* Your instructions *
Copy exactly the lines from the start of the material through the line with "import seaborn as sns". Pictures stay out of the copy.

* Supplied information *
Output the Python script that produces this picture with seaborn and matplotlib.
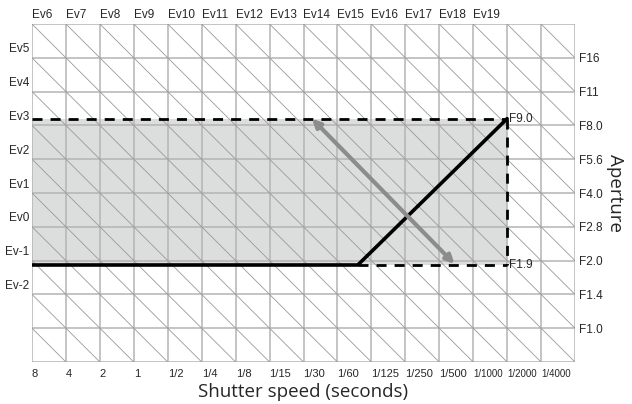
import numpy as np
import pandas as pd
import matplotlib
matplotlib.use("Agg")
import matplotlib.pyplot as plt
import seaborn as sns

# shutter speeds (Tv stops: 8s = -3 ... 1/4000 = 12)
shutter_labels = ["8", "4", "2", "1", "1/2", "1/4", "1/8", "1/15", "1/30", "1/60",
                  "1/125", "1/250", "1/500", "1/1000", "1/2000", "1/4000"]
shutter_tv = list(range(-3, 13))
# apertures (Av stops: F1.0 = 0 ... F16 = 8)
aperture_labels = ["F1.0", "F1.4", "F2.0", "F2.8", "F4.0", "F5.6", "F8.0", "F11", "F16"]
aperture_av = list(range(0, 9))
# Ev labels on the left edge and along the top
ev_left = [-2, -1, 0, 1, 2, 3, 4, 5]
ev_top = list(range(6, 20))

# exposure program line and its limits
prog_tv = [-3, 6.6, 11]
prog_av = [1.87, 1.87, 6.2]
lim_tv = [-3, 11]
lim_av = [1.87, 6.2]
lim_text = ["F1.9", "F9.0"]
# program shift arrow
shift_tv = [5.25, 9.45]
shift_av = [6.2, 1.9]

sns.set_style("white")
plt.rcParams['font.family'] = ['Liberation Sans', 'DejaVu Sans']

fig = plt.figure(figsize=(6.32, 4.04), dpi=100)
ax = fig.add_axes([32 / 632, 1 - 362 / 404, 543 / 632, 338 / 404])
xmin, xmax, ymin, ymax = -3, 13, -1, 9
ax.set_xlim(xmin, xmax)
ax.set_ylim(ymin, ymax)

# shaded range
ax.fill_between(lim_tv, lim_av[0], lim_av[1], color="#dcdddd", zorder=1, lw=0)

# grid
for x in range(xmin, xmax + 1):
    ax.axvline(x, color="#b4b4b4", lw=1.1, zorder=2)
for y in range(ymin, ymax + 1):
    ax.axhline(y, color="#b4b4b4", lw=1.1, zorder=2)
# constant-Ev diagonals
for ev in range(xmin + ymin, xmax + ymax + 1):
    xs = np.array([xmin, xmax], dtype=float)
    ax.plot(xs, ev - xs, color="#999999", lw=0.6, zorder=2)

# dashed limits
dash = (0, (3.6, 2.9))
ax.plot([lim_tv[0], lim_tv[1]], [lim_av[1], lim_av[1]], color="black", lw=2, ls=dash, zorder=4)
ax.plot([lim_tv[1], lim_tv[1]], [lim_av[1], lim_av[0]], color="black", lw=2, ls=dash, zorder=4)
ax.plot([prog_tv[1], lim_tv[1]], [lim_av[0], lim_av[0]], color="black", lw=2, ls=dash, zorder=4)

# program line
prog = pd.DataFrame({"tv": prog_tv, "av": prog_av})
sns.lineplot(data=prog, x="tv", y="av", sort=False, color="black", lw=2.6, ax=ax, zorder=5)

# shift arrow
ax.annotate("", xy=(shift_tv[0], shift_av[0]), xytext=(shift_tv[1], shift_av[1]),
            arrowprops=dict(arrowstyle="<|-|>", color="#8c8c8c", lw=3,
                            mutation_scale=12, shrinkA=0, shrinkB=0), zorder=6)

for t, av in zip(lim_text, lim_av):
    ax.text(lim_tv[1] + 0.05, av, t, ha="left", va="center", fontsize=8.5, zorder=7)

# bottom shutter labels
ax.set_xticks(shutter_tv)
ax.set_xticklabels(shutter_labels)
for lab, t in zip(ax.get_xticklabels(), shutter_labels):
    lab.set_horizontalalignment("left")
    lab.set_fontsize(7 if len(t) >= 6 else 8)
ax.tick_params(axis="x", length=0, pad=5)

# right aperture labels
ax.yaxis.tick_right()
ax.set_yticks(aperture_av)
ax.set_yticklabels(aperture_labels, fontsize=8.5)
ax.tick_params(axis="y", length=0, pad=3)

# Ev labels
for ev in ev_left:
    ax.annotate(f"Ev{ev}", xy=(xmin, ev + 3 + 0.25), xytext=(-2, 0), textcoords="offset points",
                ha="right", va="center", fontsize=8.5, annotation_clip=False)
for ev in ev_top:
    ax.annotate(f"Ev{ev}", xy=(ev - 9, ymax), xytext=(0, 6.5), textcoords="offset points",
                ha="left", va="center", fontsize=8.5, annotation_clip=False)

ax.set_xlabel("Shutter speed (seconds)", fontsize=13.5, family="Open Sans", labelpad=3)
ax.yaxis.set_label_position("right")
ax.set_ylabel("Aperture", fontsize=13.5, family="Open Sans", rotation=-90, labelpad=15)

for s in ax.spines.values():
    s.set_visible(False)

fig.savefig("out.png", dpi=100)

* Result for this exercise *
Output the Python script that produces this picture with seaborn and matplotlib.
import numpy as np
import pandas as pd
import matplotlib
matplotlib.use("Agg")
import matplotlib.pyplot as plt
import seaborn as sns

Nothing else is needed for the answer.